On February 22, 2023, the New York Stock Exchange (NYSE) and on February 24, 2023, Nasdaq filed proposed listing standards with the U.S. Securities and Exchange Commission (SEC) to adopt executive compensation recovery rules.  These proposed listing standards implement SEC Rule 10D-1 (the “Clawback Rule”) mandated by Section 954 of the Dodd-Frank Act. The SEC’s final rule directed U.S. stock exchanges to adopt listing standards requiring all listed companies to develop, implement, comply with and disclose a written policy providing for the recovery of incentive-based compensation received by executive officers where that compensation is based on erroneously reported financial information. The stock exchanges will prohibit the initial or continued listing of any security of an issuer that is not in compliance.  

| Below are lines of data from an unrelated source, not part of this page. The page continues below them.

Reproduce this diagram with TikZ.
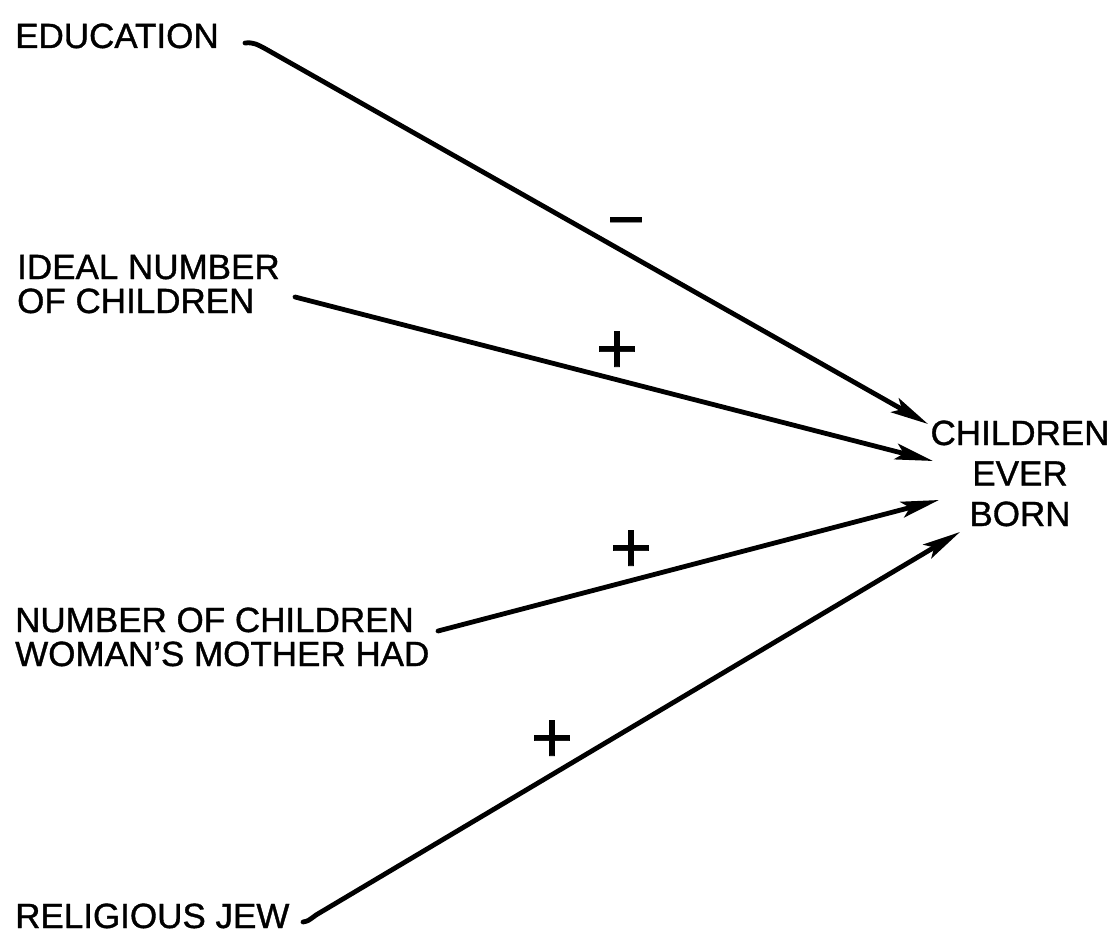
\documentclass[tikz,border=0pt]{standalone}
\usepackage{fontspec}
\setmainfont{Liberation Sans}[FakeBold=1]
\usetikzlibrary{arrows.meta}
\begin{document}
\begin{tikzpicture}[x=1pt,y=-1pt,
  lbl/.style={inner sep=0pt, anchor=base west, align=left, font=\fontsize{35}{34}\selectfont},
  sign/.style={inner sep=0pt, anchor=base, font=\fontsize{72}{72}\selectfont},
  conn/.style={line width=4.8pt, line cap=round, -{Stealth[length=38pt,width=16pt,inset=8pt]}}]
\useasboundingbox (0,0) rectangle (1111,944);
% labels (base anchor = baseline of the last line)
\node[lbl] (edu) at (15,48) {EDUCATION};
\node[lbl] (ideal) at (17,313) {IDEAL NUMBER\\OF CHILDREN};
\node[lbl] (mother) at (15,666) {NUMBER OF CHILDREN\\WOMAN’S MOTHER HAD};
\node[lbl] (jew) at (15,928) {RELIGIOUS JEW};
\node[inner sep=0pt, anchor=base, align=center, font=\fontsize{35}{40.5}\selectfont] (ceb) at (1020,526) {CHILDREN\\EVER\\BORN};
% connector ends
\coordinate (s1) at (245,43);
\coordinate (t1) at (928,424);
\coordinate (s2) at (295,297);
\coordinate (t2) at (933,461);
\coordinate (s3) at (438,631);
\coordinate (t3) at (939,500);
\coordinate (s4) at (303,922);
\coordinate (t4) at (960,532);
% connectors
\draw[conn] (s1) .. controls (254,42) and (258,45) .. (264,48) -- (t1);
\draw[conn] (s2) -- (t2);
\draw[conn] (s3) -- (t3);
\draw[conn] (s4) .. controls (308,921) .. (316,915) -- (t4);
% signs
\node[sign, font=\fontsize{64}{64}\selectfont] (m1) at (626,241) {−};
\node[sign] (p1) at (617,373) {+};
\node[sign] (p2) at (631,572) {+};
\node[sign] (p3) at (552,762) {+};
\end{tikzpicture}
\end{document}
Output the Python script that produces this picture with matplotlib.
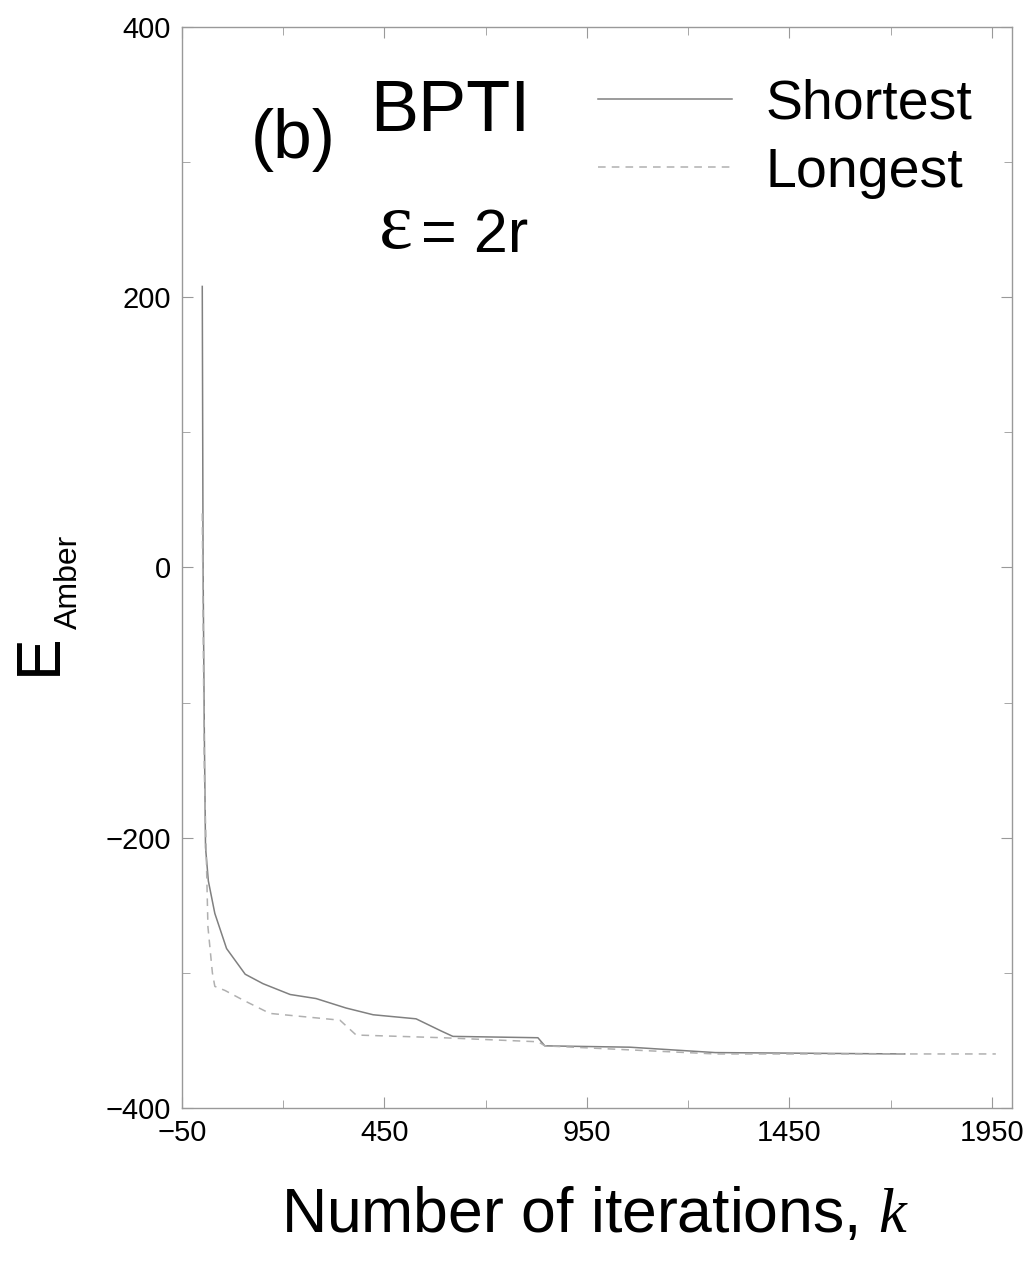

The Proposed Listing Standards:
The NYSE proposed new Section 303A.14 of the NYSE Listed Company Manual, which prohibits the initial or continued listing of any security of an issuer that is not in compliance with the Clawback Rule. Similarly, Nasdaq proposed new Listing Rule 5608, which requires issuers to adopt a clawback policy, comply with the policy, and provide the related disclosures required by the rule and applicable SEC filings. The proposed listing standards, which are subject to approval by the SEC, largely follow the requirements of Rule 10D-1 under the Securities Exchange Act of 1934, adopted by the SEC last October. Our prior alert provides a detailed summary of Rule 10D-1.

What’s Next:
Comments on the proposed listing standards are due within 21 days from publication in the Federal Register.  SEC Rule 10D-1 permits stock exchanges to have an effective date for the proposed listing standards by no later than November 28, 2023 but they could become effective sooner. The NYSE and Nasdaq proposals contemplate that they would be approved by the SEC (and become effective) within 45 days of the date of their publication in the Federal Register, or within such longer period, up to 90 days, (i) as the SEC may designate if it finds such longer period to be appropriate and publishes its reasons for so finding or (ii) as to which the listing exchange consents. Therefore, the effective date could be much sooner than the November date most companies had expected.

Because the proposed listing standards have been published and the effective date may even occur sooner than expected,  companies may want to begin or continue preparing a compliant clawback policy and establish a plan to adopt the policy shortly after the proposed rules are approved. Because the NYSE and Nasdaq proposed listing standards closely mirror the Clawback Rule of SEC Rule 10D-1, issuers can begin drafting policies to be in compliance by the time the rules are effective.

DISCLAIMER: Because of the generality of this update, the information provided herein may not be applicable in all situations and should not be acted upon without specific legal advice based on particular situations.